Can't comment yet, but: There are two questions. The guidelines suggest focusing on one question. I'll try to answer, anyway, for the reputation.
That example sounds like the abstract of a research paper, in fact a book .
I deem the style rather colloquial (e.g. "we try", "good idea"), which is common for researchers who are not primarily linguists, I dare to say. Although, "in which" is aimed at a formal tone. (I doubt it's a parody, more like tradition or homage).
To start with "In which" draws a connection to the matter of the title. Here, it means as much as "here" ("in" denotes direction). This usage is highly idiomatic, because "which" normally introduces a subordinate clause, not a substantive clause. Comparison to "wherein" suggests we are dealing with an adverb, hence an adverbial clause.
The latter subordinate clause "this being a good idea" is superfluous, because we expect to be presented with positive work. However, repetition is a valid stylistic device.

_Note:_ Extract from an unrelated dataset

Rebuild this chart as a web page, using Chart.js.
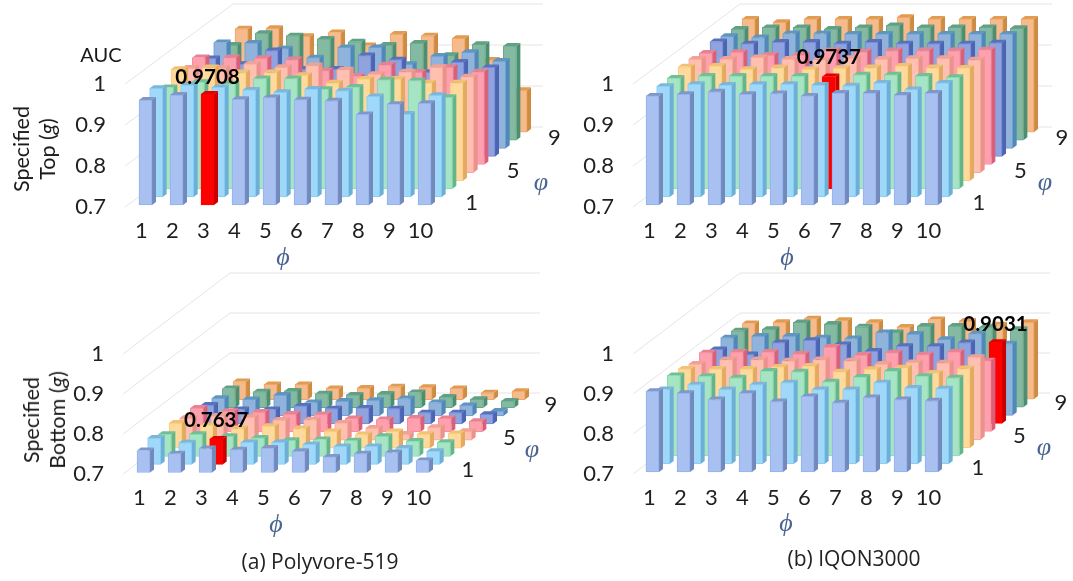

Subordinate clauses don't require a verb. "being" is used as participle , so "is" is not directly an alternative. That construction is called Participle Clause and, because of the weak noun "this", Nominative Absolute . Using "is" is possible, but it would turn the sub clause into a main clause, or require a connective like "because". Frankly, it's a contraction to keep the text shorter.
 Russel & Norvig: Introduction to AI: A Modern Approach
I don't think I understand this sentence completely
That's what English Language Learners SE is for; which is probably why perfectly good answers are posted as comments instead.